Lake Winnipesaukee Ice-Out occurs when all the ice on Lake Winnipesaukee, the largest lake in New Hampshire, has broken up after winter. Over the years this has been decided upon by a variety of means; as of 2018, Dave Emerson makes the call. Emerson flies two to three times a day over Lake Winnipesaukee to check on the ice. Ice-Out is declared when the MS Mount Washington can make it to every one of its ports: Center Harbor, Wolfeboro, Alton, Weirs Beach and Meredith. It is also considered the unofficial start to the boating season as well as the end of winter in New Hampshire.

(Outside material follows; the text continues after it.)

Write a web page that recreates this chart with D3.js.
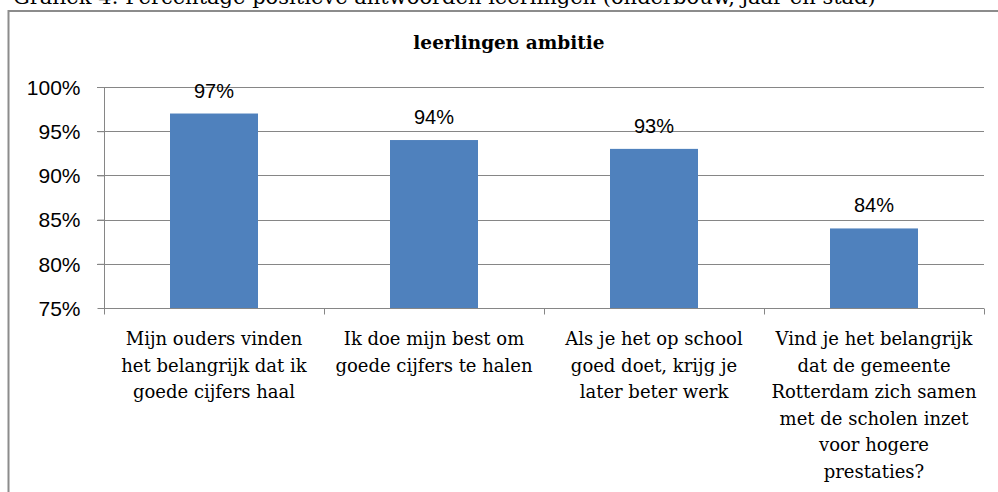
<!DOCTYPE html>
<html>
<head>
<meta charset="utf-8">
<script src="https://cdn.jsdelivr.net/npm/d3@7"></script>
<style>
  body { margin: 0; background: #fff; }
  svg { display: block; }
  .serif { font-family: "DejaVu Serif", "Liberation Serif", serif; }
  .sans { font-family: "Liberation Sans", Arial, sans-serif; }
</style>
</head>
<body>
<div id="vis"></div>
<script>
// values
const categories = [
  "Mijn ouders vinden\nhet belangrijk dat ik\ngoede cijfers haal",
  "Ik doe mijn best om\ngoede cijfers te halen",
  "Als je het op school\ngoed doet, krijg je\nlater beter werk",
  "Vind je het belangrijk\ndat de gemeente\nRotterdam zich samen\nmet de scholen inzet\nvoor hogere\nprestaties?"
];
const values = [97, 94, 93, 84];
const yTicks = [75, 80, 85, 90, 95, 100];
const chartTitle = "leerlingen ambitie";
const pageCaption = "Grafiek 4: Percentage positieve antwoorden leerlingen (onderbouw, jaar en stad)";

const W = 998, H = 492;
const svg = d3.select("#vis").append("svg").attr("width", W).attr("height", H);

// caption of the document, cut off at the top edge
svg.append("text")
  .attr("class", "serif")
  .attr("x", 13)
  .attr("y", 4)
  .attr("font-size", 21)
  .attr("fill", "#000")
  .text(pageCaption);

// chart frame (only left + top are in view)
svg.append("path")
  .attr("d", "M8.5,500 L8.5,11 L1000,11")
  .attr("fill", "none")
  .attr("stroke", "#8c8c8c")
  .attr("stroke-width", 2);

svg.append("text")
  .attr("class", "serif")
  .attr("x", 509)
  .attr("y", 49)
  .attr("text-anchor", "middle")
  .attr("font-size", 18.5)
  .attr("font-weight", "bold")
  .text(chartTitle);

const x = d3.scaleBand().domain(categories).range([104, 984]).paddingInner(0.6).paddingOuter(0.3);
const xEdges = d3.scaleBand().domain(categories).range([104, 984]);
const y = d3.scaleLinear().domain([75, 100]).range([308, 87]);

// gridlines
svg.append("g")
  .selectAll("line")
  .data(yTicks.filter(d => d > 75))
  .join("line")
  .attr("x1", 97)
  .attr("x2", 984)
  .attr("y1", d => Math.round(y(d)) + 0.5)
  .attr("y2", d => Math.round(y(d)) + 0.5)
  .attr("stroke", "#868686");

// y axis
const yAxis = svg.append("g")
  .attr("transform", "translate(104.5,0)")
  .call(d3.axisLeft(y).tickValues(yTicks).tickSize(7).tickFormat(d => d + "%"));
yAxis.select(".domain").attr("stroke", "#868686").attr("d", "M0," + y(100) + "V" + (y(75) + 0.5));
yAxis.selectAll(".tick line").attr("stroke", "#868686");
yAxis.selectAll(".tick text")
  .attr("class", "sans")
  .attr("font-size", 21)
  .attr("fill", "#000")
  .attr("x", -24)
  .attr("dy", "0.35em");

// bars
svg.append("g")
  .selectAll("rect")
  .data(values)
  .join("rect")
  .attr("x", (d, i) => x(categories[i]))
  .attr("y", d => y(d))
  .attr("width", x.bandwidth())
  .attr("height", d => y(75) - y(d))
  .attr("fill", "#4f81bd");

// data labels
svg.append("g")
  .selectAll("text")
  .data(values)
  .join("text")
  .attr("class", "sans")
  .attr("x", (d, i) => x(categories[i]) + x.bandwidth() / 2)
  .attr("y", d => y(d) - 16)
  .attr("text-anchor", "middle")
  .attr("font-size", 20)
  .text(d => d + "%");

// x axis
const xb = Math.round(y(75)) + 0.5;
svg.append("line")
  .attr("x1", 104).attr("x2", 984)
  .attr("y1", xb).attr("y2", xb)
  .attr("stroke", "#868686");
svg.append("g")
  .selectAll("line")
  .data(categories.map(c => xEdges(c)).concat([984]))
  .join("line")
  .attr("x1", d => Math.round(d) + 0.5)
  .attr("x2", d => Math.round(d) + 0.5)
  .attr("y1", xb)
  .attr("y2", xb + 6)
  .attr("stroke", "#868686");

// category labels
const cat = svg.append("g")
  .selectAll("text")
  .data(categories)
  .join("text")
  .attr("class", "serif")
  .attr("font-size", 18)
  .attr("text-anchor", "middle")
  .attr("x", d => xEdges(d) + xEdges.bandwidth() / 2)
  .attr("y", 345);
cat.selectAll("tspan")
  .data(d => d.split("\n").map(t => [t, d]))
  .join("tspan")
  .attr("x", d => xEdges(d[1]) + xEdges.bandwidth() / 2)
  .attr("dy", (d, i) => i === 0 ? 0 : 26.5)
  .text(d => d[0]);
</script>
</body>
</html>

The earliest recorded ice-out occurred in 2016 on March 18, beating out the previous records of March 23, 2012 and March 24, 2010. The latest ice out occurred in 1888 on May 12.

Because the Ice-Out designation is based on the judgment of one person, it is unscientific. The call does not mean that the lake is entirely devoid of ice, nor does it mean that the MS Mount Washington actually does go to each of its ports. It simply means that it is believed that the ship could.

History
Ice-Out records have been kept since 1887 as a way to keep track of when both commercial and passenger transportation lanes became usable in the lake. In 1974, Dr. William K. Widgert compiled data from known records to create a list of past dates.

Originally the Ice-Out designation was decided by people on shore. Later, for roughly 50 years, the call was made by Bob Aldrich, then, starting in the early 1980s, it was called by Alan Emerson. Since his death in 2002 it has been exclusively called by his son Dave, except in 2003 when it as declared by flight instructor Steve Sydorwicz. 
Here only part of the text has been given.